KMD:  Relatedly, I admire the way your book looks beyond an insular American literary tradition.  Can you speak about the influence of international poetry on your writing?  

RC: Well, I am English by birth, and lived in Britain for the first thirty years of my life. Most of the poems I studied at college, and read for pleasure, came out of the Anglo-Saxon tradition, which is rich but can be limiting. When I arrived in America, in 1991, I started reading a great deal of European poetry, particularly Eastern European poetry, albeit in translation. I found this freeing, both in terms of reading, and then as an influence on my own attempts. This, combined with actually living in America (and by the way, I am very happy here, and never nostalgic for Britain) got me out of what I think of as particularly “English” ways of thinking, often associated with undue self-consciousness and even repressedness (is this a word?) at how the poem would be received, if it were read. 

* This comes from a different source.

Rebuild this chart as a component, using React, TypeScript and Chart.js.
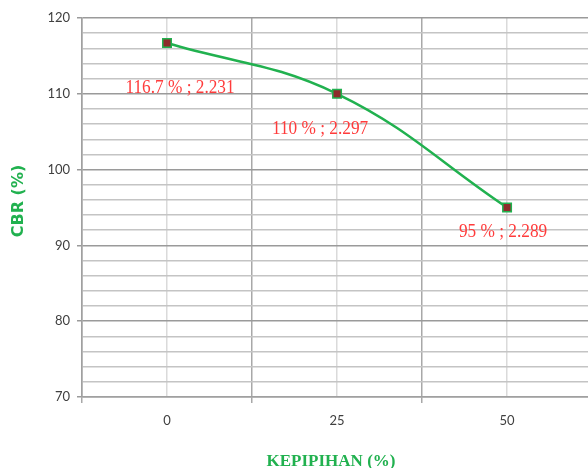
import React, { useEffect, useRef } from "react";
import { Chart, registerables } from "chart.js";

Chart.register(...registerables);

const categories = ["0", "25", "50"];
const xValues = [0, 25, 50];
const cbrValues = [116.7, 110, 95];
const pointLabels = ["116.7 % ; 2.231", "110 % ; 2.297", "95 % ; 2.289"];
const yTickValues = [70, 80, 90, 100, 110, 120];

const GREEN = "#21b14f";
const LABEL_RED = "#ff3b3b";

export default function App() {
  const ref = useRef<HTMLCanvasElement | null>(null);

  useEffect(() => {
    const canvas = ref.current;
    if (!canvas) return;

    const labelOffsets = [
      [13, 45],
      [-17, 35],
      [-4, 25],
    ];

    const overlay = {
      id: "overlay",
      afterDatasetsDraw(chart: any) {
        const { ctx } = chart;
        const xs = chart.scales.x;
        const ys = chart.scales.y;
        ctx.save();
        ctx.fillStyle = LABEL_RED;
        ctx.font = "18px 'Liberation Serif'";
        ctx.textAlign = "center";
        ctx.textBaseline = "middle";
        pointLabels.forEach((t, i) => {
          const px = xs.getPixelForValue(xValues[i]) + labelOffsets[i][0];
          const py = ys.getPixelForValue(cbrValues[i]) + labelOffsets[i][1];
          ctx.save();
          ctx.translate(px, py);
          ctx.scale(0.96, 1);
          ctx.fillText(t, 0, 0);
          ctx.restore();
        });
        ctx.fillStyle = GREEN;
        ctx.save();
        ctx.translate(19, 201);
        ctx.rotate(-Math.PI / 2);
        ctx.font = "bold 16px 'DejaVu Sans'";
        ctx.fillText("CBR (%)", 0, 0);
        ctx.restore();
        ctx.font = "bold 17px 'Liberation Serif'";
        ctx.fillText("KEPIPIHAN (%)", 331, 462);
        ctx.restore();
      },
    };

    const chart = new Chart(canvas, {
      type: "line",
      data: {
        datasets: [
          {
            data: xValues.map((x, i) => ({ x, y: cbrValues[i] })),
            borderColor: GREEN,
            borderWidth: 2.5,
            tension: 0.4,
            pointStyle: "rect",
            pointRadius: 6,
            pointBackgroundColor: "#8e2b2b",
            pointBorderColor: GREEN,
            pointBorderWidth: 1.5,
          },
        ],
      },
      options: {
        responsive: false,
        animation: false,
        layout: { autoPadding: false, padding: { top: 18, left: 0, right: 0, bottom: 0 } },
        plugins: {
          legend: { display: false },
          tooltip: { enabled: false },
        },
        scales: {
          x: {
            type: "linear",
            min: -12.5,
            max: 61.9,
            afterBuildTicks(scale: any) {
              scale.ticks = [-12.5, 0, 12.5, 25, 37.5, 50].map((v) => ({ value: v }));
            },
            afterFit(scale: any) {
              scale.height = 71;
              scale.paddingRight = 0;
              scale.paddingLeft = 0;
            },
            ticks: {
              autoSkip: false,
              maxRotation: 0,
              padding: 10,
              color: "#404040",
              font: { family: "Lato", size: 13 },
              callback: (v: any) => {
                const i = xValues.indexOf(Number(v));
                return i >= 0 ? categories[i] : "";
              },
            },
            grid: {
              color: (c: any) =>
                xValues.includes(c.tick?.value) ? "#dadada" : "#a8a8a8",
              tickColor: (c: any) =>
                xValues.includes(c.tick?.value) ? "rgba(0,0,0,0)" : "#a8a8a8",
              lineWidth: 1.5,
              tickLength: 6,
            },
            border: { color: "#a0a0a0", width: 1.5 },
          },
          y: {
            min: 70,
            max: 120,
            afterBuildTicks(scale: any) {
              const t: any[] = [];
              for (let v = 70; v <= 120; v += 2) t.push({ value: v });
              scale.ticks = t;
            },
            afterFit(scale: any) {
              scale.width = 82;
            },
            ticks: {
              autoSkip: false,
              padding: 7,
              color: "#404040",
              font: { family: "Lato", size: 13 },
              callback: (v: any) => (yTickValues.includes(Number(v)) ? String(v) : ""),
            },
            grid: {
              color: (c: any) =>
                yTickValues.includes(c.tick?.value) ? "#9a9a9a" : "#c4c4c4",
              tickColor: (c: any) =>
                yTickValues.includes(c.tick?.value) ? "#9a9a9a" : "rgba(0,0,0,0)",
              lineWidth: 1.5,
              tickLength: 5,
            },
            border: { color: "#a0a0a0", width: 1.5 },
          },
        },
      },
      plugins: [overlay],
    } as any);

    return () => chart.destroy();
  }, []);

  return (
    <div style={{ position: "fixed", left: 0, top: 0, width: 588, height: 468, background: "#fff" }}>
      <canvas ref={ref} width={588} height={468} style={{ display: "block" }} />
    </div>
  );
}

KMD:  In addition to your achievements as a poet, you are also an accomplished educator.  What has teaching opened up within your creative process? 

RC: That’s very kind of you to say, but the frank answer is “very little indeed,” and might not be what you expect to hear. When I taught in universities, I would always read aloud to students, rather feeling that the spoken word tends to get short shrift in university teaching. I would have ideas of my own during such reading, and the rhythms and images would sink into me. I have written one or two poems about teaching, and students. I liked my students very much. 

KMD:  Will you share a writing prompt with our readers?  

By all means. “Field.”

KMD:  What are you currently working on?  What else can readers look forward to?

RC: I am writing, and accumulating, poems for another full-length book which at the moment I think I shall call “Alightings,” as this word suggests two opposite meanings, a landing, and a taking off (as well as metaphorical suggestions). A photograph of pigeons, doing just that, might be the cover. What do you think, Kristina? But it’s in the works only.